Selon Véronique Bergen, ce quartier des Marolles possède “un présent indissociable de son passé” avec sa fronde et son “Zwanze” ou si l’on préfère son spleen presque idéal. C’est comme une ville incrustée dans Bruxelles et tout autant le “Quartier en marge et de la marge”. C’est dire si, à suivre la guide, nous nous y sentons bien.
C’est pourquoi sans doute on voulut détruire les Marolles, pour “discipliner le chaos, dompter l’anarchie, étouffer les émeutes, faire rentrer les esprits libres dans le moule imposé”. Mais les habitants ne se sont pas laissés faire. Et ce livre devient le témoignage d’amour envers ces “pionniers de l’esprit des ZAD, et qui, depuis le XIIIe siècle, résistent au pouvoir, à l’oppression, aux grands projets inutiles et néfastes.” et de coup de foudre pour cet espace.

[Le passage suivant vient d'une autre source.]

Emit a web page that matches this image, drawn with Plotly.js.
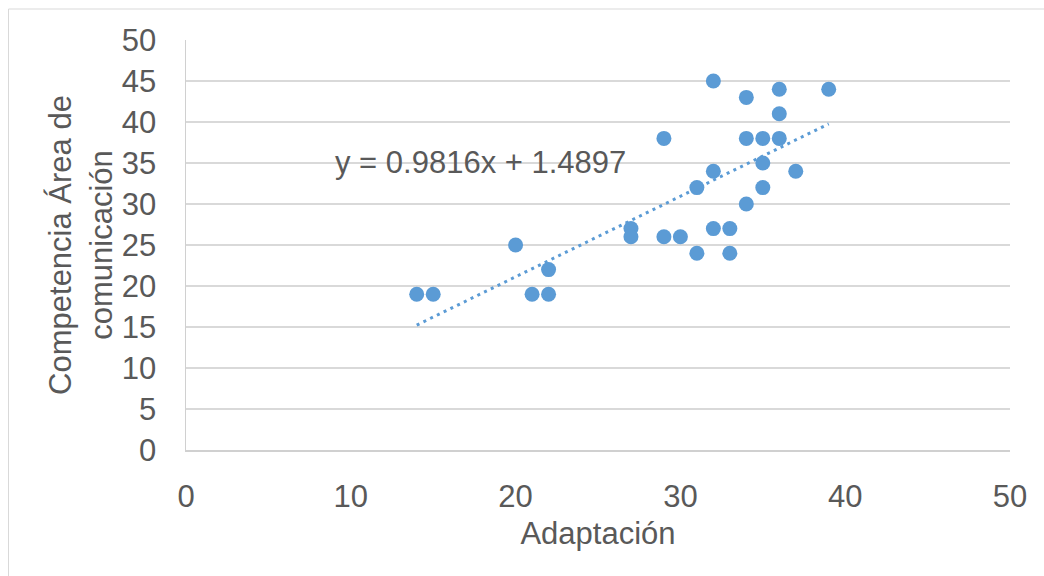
<!DOCTYPE html>
<html>
<head>
<meta charset="utf-8">
<script src="https://cdn.plot.ly/plotly-3.0.1.min.js"></script>
<style>html,body{margin:0;padding:0;background:#fff;}#chart{width:1044px;height:576px;}</style>
</head>
<body>
<div id="chart"></div>
<script>
// Data
var adaptacion = [14, 15, 20, 21, 22, 22, 27, 27, 29, 29, 30, 31, 31, 32, 32, 32, 33, 33, 34, 34, 34, 35, 35, 35, 36, 36, 36, 37, 39];
var competencia = [19, 19, 25, 19, 19, 22, 27, 26, 38, 26, 26, 32, 24, 45, 34, 27, 27, 24, 43, 38, 30, 38, 35, 32, 44, 41, 38, 34, 44];
var trendSlope = 0.9816;
var trendIntercept = 1.4897;
var trendRangeX = [14, 39];
var xTicks = [0, 10, 20, 30, 40, 50];
var yTicks = [0, 5, 10, 15, 20, 25, 30, 35, 40, 45, 50];
var xTitle = 'Adaptación';
var yTitle = 'Competencia Área de<br>comunicación';
var equationText = 'y = 0.9816x + 1.4897';

var trendY = trendRangeX.map(function (x) { return trendSlope * x + trendIntercept; });

var blue = '#5B9BD5';
var textColor = '#595959';
var fontFam = '"Liberation Sans", Arial, sans-serif';

var traces = [
  {
    x: trendRangeX, y: trendY, type: 'scatter', mode: 'lines',
    line: {color: blue, width: 3, dash: '3px,4.5px'},
    hoverinfo: 'skip', showlegend: false
  },
  {
    x: adaptacion, y: competencia, type: 'scatter', mode: 'markers',
    marker: {color: blue, size: 15, line: {width: 0}},
    showlegend: false
  }
];

var layout = {
  width: 1044, height: 576,
  margin: {l: 186, r: 34, t: 40, b: 126, pad: 0},
  paper_bgcolor: '#ffffff', plot_bgcolor: '#ffffff',
  font: {family: fontFam, size: 31, color: textColor},
  showlegend: false,
  xaxis: {
    range: [0, 50], tickvals: xTicks, ticktext: xTicks.map(String),
    showgrid: false, zeroline: false,
    showline: true, linecolor: '#d0d0d0', linewidth: 1.5,
    ticks: '', ticklabelstandoff: 18,
    tickfont: {size: 31, color: textColor, family: fontFam},
    title: {text: xTitle, font: {size: 31, color: textColor, family: fontFam}, standoff: 9},
    automargin: false, fixedrange: true
  },
  yaxis: {
    range: [0, 50], tickvals: yTicks, ticktext: yTicks.map(String),
    showgrid: true, gridcolor: '#d9d9d9', gridwidth: 1.5,
    zeroline: false,
    showline: true, linecolor: '#d0d0d0', linewidth: 1.5,
    ticks: '', ticklabelstandoff: 22,
    tickfont: {size: 31, color: textColor, family: fontFam},
    title: {text: yTitle, font: {size: 31, color: textColor, family: fontFam}, standoff: 0},
    automargin: false, fixedrange: true
  },
  annotations: [
    {
      text: equationText, xref: 'paper', yref: 'paper',
      x: (333 - 186) / 824, y: (450 - 162) / 410,
      xanchor: 'left', yanchor: 'middle', showarrow: false,
      font: {size: 31, color: textColor, family: fontFam}
    }
  ],
  shapes: [
    {
      type: 'rect', xref: 'paper', yref: 'paper', layer: 'below',
      x0: (8.5 - 186) / 824, x1: (1070 - 186) / 824,
      y0: (450 - 600) / 410, y1: (450 - 9) / 410,
      line: {color: '#d9d9d9', width: 1}, fillcolor: 'rgba(0,0,0,0)'
    }
  ]
};

Plotly.newPlot('chart', traces, layout, {displayModeBar: false, staticPlot: true});
</script>
</body>
</html>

L’auteure retrace ce qu’elle y a vécu et ce qui la rattache à un tel lieu. “Les modifications et dévastations apportées à ces lieux vrillaient ma chair.” écrit-elle tant elle était et reste attachée à un périmètre d’anticonformisme. En absence de jardins, “les vieilles pierres des bâtisses y ont quelque chose de végétal”.
Et Bergen s’y sent aussi bien que toutes celles et ceux qui y vécurent. Cela, avec une nostalgie revendiquée comme telle.
Véronique Bergen remonte l’histoire de Marolles, son urbanisation nomade et son situationnisme, en rappelle les Fantômes de Bruegel et de Vésale, sa politique de l’hospitalité, sa communauté juive et les drames des rafles du nazisme, et bien sûr ses chats
Ici une vigilance socio-politique caractéristique fait du quartier un élément-phare des luttes urbaines mais, écrit l’auteure, “Non, un exemple à suivre car la résistance n’a de leçon à donner à personne.” Existe là toute l’énergie d’un contre-pouvoir incessant contre les projets pharaoniques et/ou catastrophiques. Reste donc là sinon un exemple du moins une belle leçon de savoir-vivre qui prouve que la vie d’un lieu dépend “d’une poïêsis et d’une praxis, c’est-à-dire d’un « faire »”. Il reste frère du rêve et qui permet de donner vie à une sorte d’écosystème régénérateur.
Cette pérégrination se termine au milieu des chats. Entre autres de la rue de la Samaritaine où l’auteure a habité vingt-six ans. La magie féline la subjugua. Les raminagrobis furent au besoin squatteurs des maisons abandonnées qu’ils firent leurs, à côté des marginaux et des poètes.
Véronique Bergen en est une et elle trouva en leur communauté de quoi nourrir sa pensée. Autant avec les chats plus ou moins sauvages ou de gouttières que les siens dont “Milord, mon sublime marquis qui quitta la Samaritaine avec moi en 2017″.
Preuve que les chats trouvent “dans la liberté des Marolles un espace extérieur au diapason de leur monde intérieur.” Ne reste plus qu’à prendre un billet et rejoindre le lieu.
Nous pouvons faire confiance à une telle tour-opératrice. Elle ne déçoit jamais.
jean-paul gavard-perret
Véronique Bergen, Marolles — La Cour des chats, C. F. C. Editions, Bruxelles, 2022, 128 p.- 18,00 €.